Cooperative Motion of Active Brownian Spheres in Three-Dimensional Dense Suspensions

TL;DR

This study investigates the behavior of self-propelled spherical particles in three-dimensional suspensions, revealing phase separation, cooperative motion, and scale-free correlations near the glass transition, advancing understanding of active matter dynamics.

Contribution

It provides new insights into phase separation and cooperative motion in 3D active Brownian particles without alignment mechanisms.

Findings

Phase separation into dilute and dense phases at high activity.

Long-lived cooperative particle motion in dense regimes.

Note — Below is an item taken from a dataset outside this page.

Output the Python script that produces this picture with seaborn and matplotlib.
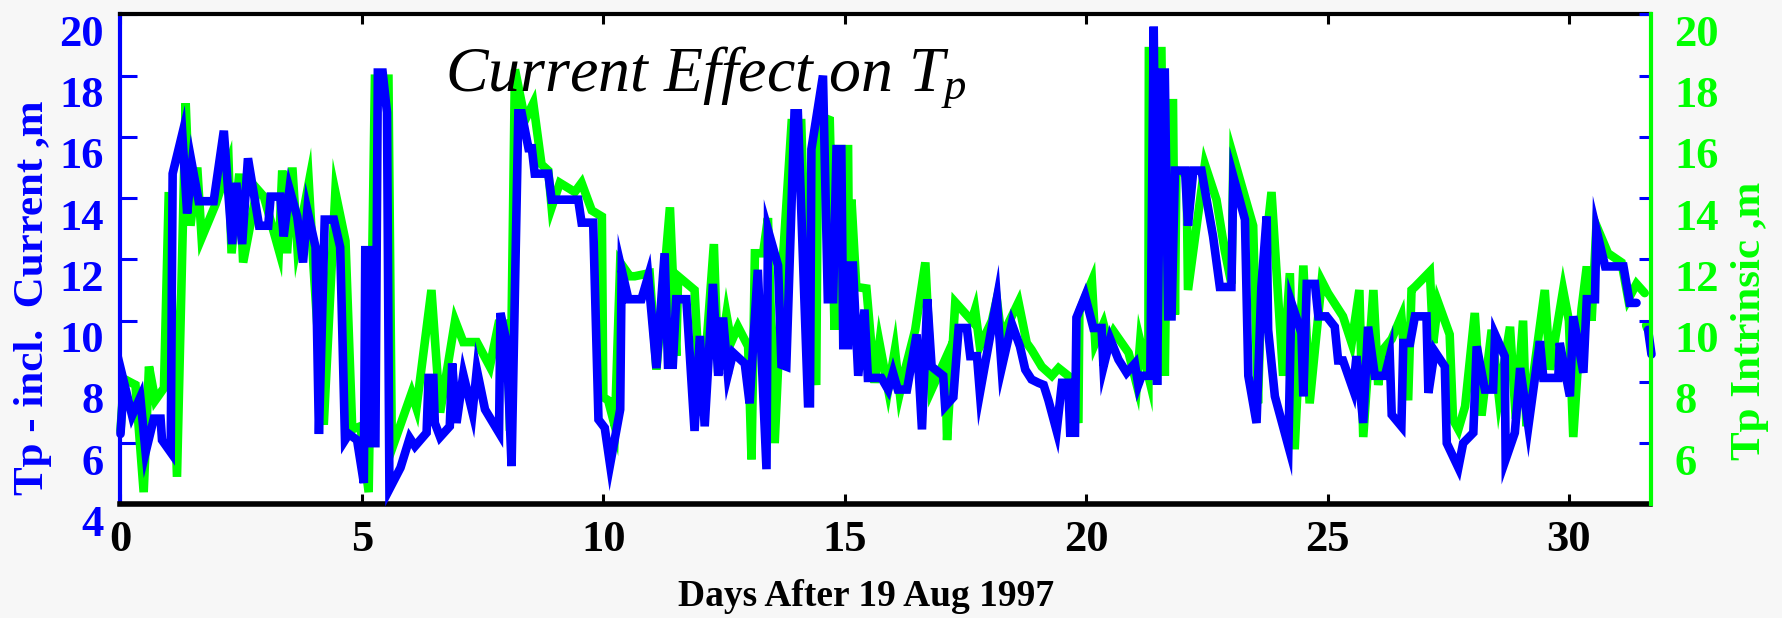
import numpy as np
import pandas as pd
import matplotlib
matplotlib.use("Agg")
import matplotlib.pyplot as plt
import seaborn as sns
from matplotlib.transforms import ScaledTranslation

# ---------------- data ----------------
blue_days = [0.00, 0.07, 0.24, 0.41, 0.52, 0.69, 0.83, 0.86, 1.04, 1.08, 1.28, 1.38, 1.48, 1.62, 1.93,
             2.14, 2.31, 2.40, 2.52, 2.64, 2.87, 3.06, 3.11, 3.31, 3.38, 3.50, 3.66, 3.78, 3.87, 4.04,
             4.11, 4.23, 4.42, 4.55, 4.65, 4.73, 4.90, 5.04, 5.07, 5.17, 5.22, 5.28, 5.33, 5.43, 5.52,
             5.57, 5.80, 5.99, 6.10, 6.34, 6.38, 6.48, 6.51, 6.62, 6.82, 6.87, 6.96, 7.10, 7.29, 7.38,
             7.55, 7.84, 7.87, 8.00, 8.10, 8.24, 8.31, 8.45, 8.52, 8.58, 8.86, 8.93, 9.48, 9.55, 9.79,
             9.90, 10.03, 10.14, 10.35, 10.38, 10.52, 10.79, 10.93, 11.10, 11.27, 11.34, 11.44, 11.51, 11.72, 11.89,
             12.00, 12.10, 12.27, 12.38, 12.48, 12.58, 12.69, 12.93, 13.03, 13.20, 13.38, 13.41, 13.62, 13.69, 13.79,
             13.96, 14.03, 14.24, 14.28, 14.31, 14.55, 14.65, 14.76, 14.83, 14.93, 14.97, 15.07, 15.10, 15.17, 15.28,
             15.41, 15.48, 15.76, 15.90, 16.00, 16.10, 16.29, 16.49, 16.60, 16.71, 16.80, 17.04, 17.08, 17.25, 17.36,
             17.53, 17.60, 17.74, 17.80, 18.15, 18.25, 18.46, 18.63, 18.74, 18.87, 19.01, 19.12, 19.22, 19.39, 19.50,
             19.63, 19.67, 19.77, 19.80, 19.98, 20.15, 20.32, 20.36, 20.50, 20.67, 20.84, 21.01, 21.08, 21.15, 21.33,
             21.40, 21.47, 21.55, 21.63, 21.70, 21.77, 21.84, 22.05, 22.11, 22.22, 22.39, 22.63, 22.77, 23.01, 23.05,
             23.29, 23.36, 23.53, 23.63, 23.74, 23.77, 23.91, 24.19, 24.25, 24.46, 24.50, 24.57, 24.74, 24.81, 24.98,
             25.15, 25.22, 25.32, 25.53, 25.60, 25.74, 25.84, 25.98, 26.19, 26.29, 26.33, 26.53, 26.57, 26.71, 26.81,
             27.05, 27.09, 27.22, 27.43, 27.47, 27.71, 27.81, 28.02, 28.09, 28.26, 28.43, 28.47, 28.67, 28.69, 28.88,
             28.99, 29.16, 29.40, 29.47, 29.78, 29.81, 30.02, 30.09, 30.30, 30.37, 30.54, 30.57, 30.75, 31.13, 31.26,
             31.40]
blue_tp = [6.3, 8.0, 6.9, 7.5, 5.7, 6.8, 6.8, 6.1, 5.7, 14.8, 16.1, 13.5, 15.1, 13.9, 13.9,
           16.2, 12.5, 14.5, 12.5, 15.3, 13.1, 13.1, 14.05, 14.05, 12.75, 14.3, 13.4, 11.9, 13.6, 12.4,
           6.3, 13.3, 13.3, 12.4, 6.1, 6.3, 6.1, 4.7, 12.3, 12.3, 6.0, 6.0, 18.1, 18.1, 16.8,
           4.5, 5.2, 6.17, 5.9, 6.34, 8.13, 8.13, 6.66, 6.2, 6.55, 8.6, 6.66, 8.24, 7.0, 8.4,
           7.1, 6.34, 10.25, 9.27, 5.25, 16.77, 16.77, 15.63, 15.63, 14.8, 14.8, 13.95, 13.95, 13.2, 13.2,
           6.77, 6.5, 5.3, 7.1, 11.66, 10.7, 10.7, 11.45, 8.45, 12.2, 8.56, 8.56, 10.7, 10.7, 6.4,
           9.5, 6.55, 11.2, 8.2, 10.1, 8.24, 8.95, 8.6, 7.3, 11.66, 5.15, 12.97, 11.8, 8.56, 8.5,
           16.77, 16.77, 7.3, 7.3, 15.6, 18.0, 10.7, 10.7, 15.6, 15.6, 9.2, 9.2, 11.8, 11.8, 8.2,
           10.36, 8.13, 8.13, 7.75, 8.3, 7.75, 7.75, 9.55, 6.45, 10.7, 8.5, 8.2, 7.2, 7.5, 9.76,
           9.76, 8.84, 8.84, 7.64, 10.7, 8.45, 9.9, 9.16, 8.4, 8.08, 7.97, 7.9, 7.4, 6.4, 7.97,
           7.97, 6.34, 6.34, 10.1, 10.8, 9.76, 9.76, 8.5, 9.4, 8.73, 8.3, 8.6, 7.9, 8.2, 8.2,
           19.6, 7.9, 18.1, 18.1, 10.14, 10.14, 14.9, 14.9, 13.1, 14.9, 14.9, 12.75, 11.1, 11.1, 14.7,
           13.3, 8.2, 6.66, 11.1, 13.4, 9.7, 7.53, 5.9, 10.6, 9.6, 7.53, 11.2, 11.2, 10.14, 10.14,
           9.8, 8.7, 8.7, 7.75, 8.84, 6.66, 9.8, 8.2, 8.2, 8.84, 6.93, 6.55, 9.27, 9.27, 10.14,
           10.14, 7.64, 9.0, 8.5, 6.0, 5.2, 6.0, 6.34, 9.16, 7.75, 7.75, 9.55, 8.84, 5.47, 6.34,
           8.45, 6.55, 9.33, 8.13, 8.13, 9.27, 7.53, 10.14, 8.3, 10.7, 10.7, 12.97, 11.77, 11.77, 10.58,
           10.58]
blue_tail_days = [31.64, 31.71]
blue_tail_tp = [9.7, 8.9]

green_days = [0.00, 0.07, 0.31, 0.48, 0.59, 0.72, 0.90, 1.00, 1.17, 1.35, 1.45, 1.59, 1.68, 1.97, 2.24,
              2.30, 2.46, 2.54, 2.83, 2.97, 3.28, 3.35, 3.45, 3.56, 3.66, 3.90, 4.00, 4.21, 4.45, 4.66,
              4.80, 4.97, 5.14, 5.27, 5.55, 5.62, 6.03, 6.13, 6.44, 6.62, 6.93, 7.10, 7.38, 7.65, 7.83,
              8.00, 8.07, 8.17, 8.38, 8.55, 8.72, 8.86, 8.93, 9.10, 9.41, 9.55, 9.76, 9.97, 10.00, 10.10,
              10.24, 10.35, 10.55, 10.65, 10.96, 11.10, 11.38, 11.51, 11.55, 11.89, 12.03, 12.29, 12.38, 12.55, 12.65,
              12.79, 13.00, 13.07, 13.14, 13.31, 13.41, 13.55, 13.72, 13.90, 14.10, 14.20, 14.41, 14.45, 14.69, 14.79,
              14.86, 15.07, 15.10, 15.14, 15.24, 15.45, 15.62, 15.72, 15.90, 16.04, 16.14, 16.25, 16.46, 16.67, 16.80,
              17.08, 17.12, 17.29, 17.63, 17.70, 17.80, 18.05, 18.15, 18.25, 18.60, 18.77, 18.87, 19.08, 19.29, 19.43,
              19.63, 19.84, 19.86, 20.12, 20.19, 20.36, 20.46, 20.57, 20.88, 21.05, 21.12, 21.29, 21.30, 21.56, 21.63,
              21.70, 21.80, 21.84, 21.87, 22.08, 22.11, 22.46, 22.70, 22.87, 23.01, 23.05, 23.46, 23.56, 23.63, 23.84,
              24.08, 24.22, 24.32, 24.50, 24.63, 24.88, 25.01, 25.32, 25.50, 25.66, 25.74, 25.95, 26.05, 26.15, 26.33,
              26.53, 26.67, 26.74, 26.81, 27.12, 27.19, 27.29, 27.53, 27.60, 27.71, 27.85, 28.05, 28.19, 28.40, 28.55,
              28.78, 28.90, 29.05, 29.12, 29.50, 29.61, 29.88, 30.00, 30.09, 30.26, 30.37, 30.47, 30.57, 30.81, 31.09,
              31.23, 31.40, 31.57]
green_tp = [6.4, 8.1, 7.9, 4.4, 8.5, 7.4, 7.8, 14.2, 4.9, 17.1, 13.1, 15.0, 12.7, 13.8, 15.1,
            12.2, 14.8, 11.9, 14.3, 14.05, 12.3, 14.9, 12.2, 15.0, 12.5, 14.5, 11.7, 6.6, 14.2, 12.6,
            6.45, 6.55, 4.4, 17.9, 17.9, 5.8, 7.64, 7.15, 11.0, 7.0, 10.0, 9.3, 9.3, 8.5, 9.9,
            9.9, 6.4, 18.2, 16.55, 17.1, 15.1, 14.9, 13.7, 14.5, 14.2, 14.5, 13.6, 13.4, 7.5, 7.4,
            6.55, 11.9, 11.45, 11.45, 11.55, 8.4, 13.7, 8.85, 11.45, 11.0, 6.9, 12.5, 8.3, 10.2, 9.3,
            9.8, 9.16, 5.47, 12.2, 12.2, 13.35, 6.0, 12.0, 16.45, 16.45, 10.9, 7.9, 16.7, 16.55, 9.7,
            15.6, 15.6, 9.4, 13.95, 11.1, 11.05, 7.97, 9.27, 7.75, 9.05, 7.64, 8.4, 9.7, 11.9, 7.75,
            8.73, 6.1, 10.6, 10.0, 10.36, 9.16, 10.0, 10.7, 9.45, 10.6, 9.27, 9.05, 8.5, 8.2, 8.45,
            8.2, 6.66, 10.3, 11.3, 9.27, 9.9, 9.27, 9.65, 8.95, 7.9, 9.33, 8.2, 18.8, 18.8, 8.2,
            17.1, 17.1, 10.2, 14.9, 14.8, 11.0, 15.1, 13.95, 12.3, 11.2, 15.35, 13.1, 7.3, 11.1, 14.2,
            8.2, 11.55, 5.8, 11.8, 7.3, 11.3, 10.9, 10.14, 9.27, 11.0, 6.2, 11.0, 7.9, 9.05, 9.4,
            10.14, 7.4, 11.0, 11.1, 11.6, 9.27, 10.6, 9.55, 6.77, 6.45, 7.2, 10.25, 6.9, 9.7, 7.5,
            9.8, 6.8, 10.0, 6.55, 11.0, 8.4, 11.0, 10.0, 6.2, 10.36, 11.77, 10.0, 13.1, 12.2, 11.9,
            10.7, 11.2, 10.9]
green_tail_days = [31.60, 31.62]
green_tail_tp = [9.85, 9.75]

x_ticks = [0, 5, 10, 15, 20, 25, 30]
left_ticks = [4, 6, 8, 10, 12, 14, 16, 18, 20]
right_ticks = [6, 8, 10, 12, 14, 16, 18, 20]

title_text = "Current Effect on $T_p$"
left_label = "Tp - incl.  Current ,m"
right_label = "Tp Intrinsic ,m"
x_label = "Days After 19 Aug 1997"

BLUE = "#0000ff"
GREEN = "#00ff00"

# ---------------- style ----------------
sns.set_theme(style="white")
plt.rcParams["font.family"] = ["Liberation Serif", "DejaVu Serif"]
plt.rcParams["font.weight"] = "normal"
plt.rcParams["mathtext.fontset"] = "custom"
plt.rcParams["mathtext.it"] = "Liberation Serif:style=italic:weight=normal"
plt.rcParams["mathtext.rm"] = "Liberation Serif:weight=normal"

W, H = 1783, 618
fig = plt.figure(figsize=(W / 100, H / 100), dpi=100, facecolor="#f7f7f7")
ax = fig.add_axes([120.5 / W, 1 - 504.4 / H, 1530 / W, 490 / H])
ax.set_facecolor("white")

line_kw = dict(estimator=None, sort=False, linewidth=6.2, solid_capstyle="round",
               solid_joinstyle="miter", clip_on=False)

gdf = pd.DataFrame({"day": green_days, "tp": green_tp})
bdf = pd.DataFrame({"day": blue_days, "tp": blue_tp})
sns.lineplot(data=gdf, x="day", y="tp", ax=ax, color=GREEN, zorder=2, **line_kw)
sns.lineplot(x=green_tail_days, y=green_tail_tp, ax=ax, color=GREEN, zorder=2, **line_kw)
sns.lineplot(data=bdf, x="day", y="tp", ax=ax, color=BLUE, zorder=3, **line_kw)
sns.lineplot(x=blue_tail_days, y=blue_tail_tp, ax=ax, color=BLUE, zorder=3, **line_kw)

ax.set_xlim(0, 31.69)
ax.set_ylim(4, 20)
ax.set_xlabel("")
ax.set_ylabel("")
ax.grid(False)

ax.set_xticks(x_ticks)
ax.set_xticklabels([str(t) for t in x_ticks])
ax.set_yticks(left_ticks)
ax.set_yticklabels([str(t) for t in left_ticks])

ax2 = ax.twinx()
ax2.set_ylim(4, 20)
ax2.set_yticks(right_ticks)
ax2.set_yticklabels([str(t) for t in right_ticks])
ax2.grid(False)

ax.tick_params(axis="x", direction="in", length=7, width=2.2, color="black", labelcolor="black",
               labelsize=32, pad=11, top=True, bottom=True)
ax.tick_params(axis="y", direction="in", length=12, width=2.2, color=BLUE, labelcolor=BLUE,
               labelsize=32, pad=12, left=True, right=False)
ax2.tick_params(axis="y", direction="in", length=9, width=2.2, color=BLUE, labelcolor=GREEN,
                labelsize=32, pad=17, right=True, left=False)

for lab in ax.get_xticklabels() + ax.get_yticklabels() + ax2.get_yticklabels():
    lab.set_fontweight("bold")

shift = ScaledTranslation(0, -16 / 100, fig.dpi_scale_trans)
for lab in ax.get_yticklabels() + ax2.get_yticklabels():
    lab.set_transform(lab.get_transform() + shift)

for s in ["top", "bottom", "left", "right"]:
    ax.spines[s].set_visible(True)
    ax2.spines[s].set_visible(False)
ax.spines["left"].set_color(BLUE)
ax.spines["left"].set_linewidth(3)
ax.spines["top"].set_color("black")
ax.spines["top"].set_linewidth(3)
ax.spines["bottom"].set_color("black")
ax.spines["bottom"].set_linewidth(4)
ax.spines["right"].set_visible(False)
ax2.spines["right"].set_visible(True)
ax2.spines["right"].set_color(GREEN)
ax2.spines["right"].set_linewidth(3)

# texts
fig.text(445 / W, 1 - 90 / H, title_text, fontsize=46, style="italic", fontweight="normal",
         color="black", ha="left", va="baseline")
fig.text(33 / W, 1 - 298 / H, left_label, rotation=90, fontsize=31, fontweight="bold",
         color=BLUE, ha="center", va="center")
fig.text(1750 / W, 1 - 321 / H, right_label, rotation=90, fontsize=31, fontweight="bold",
         color=GREEN, ha="center", va="center")
fig.text(866 / W, 1 - 596 / H, x_label, fontsize=27, fontweight="bold", color="black",
         ha="center", va="center")

fig.savefig("out.png", dpi=100, facecolor=fig.get_facecolor())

Nearly scale-free spatial correlations near the glass transition.

Abstract

The structural and dynamical properties of suspensions of self-propelled Brownian particles of spherical shape are investigated in three spatial dimensions. Our simulations reveal a phase separation into a dilute and a dense phase, above a certain density and strength of self-propulsion. The packing fraction of the dense phase approaches random close packing at high activity, yet the system remains fluid. Although no alignment mechanism exists in this model, we find long-lived cooperative motion of the particles in the dense regime. This behavior is probably due to an interface-induced sorting process. Spatial displacement correlation functions are nearly scale-free for systems with densities close to or above the glass transition density of passive systems.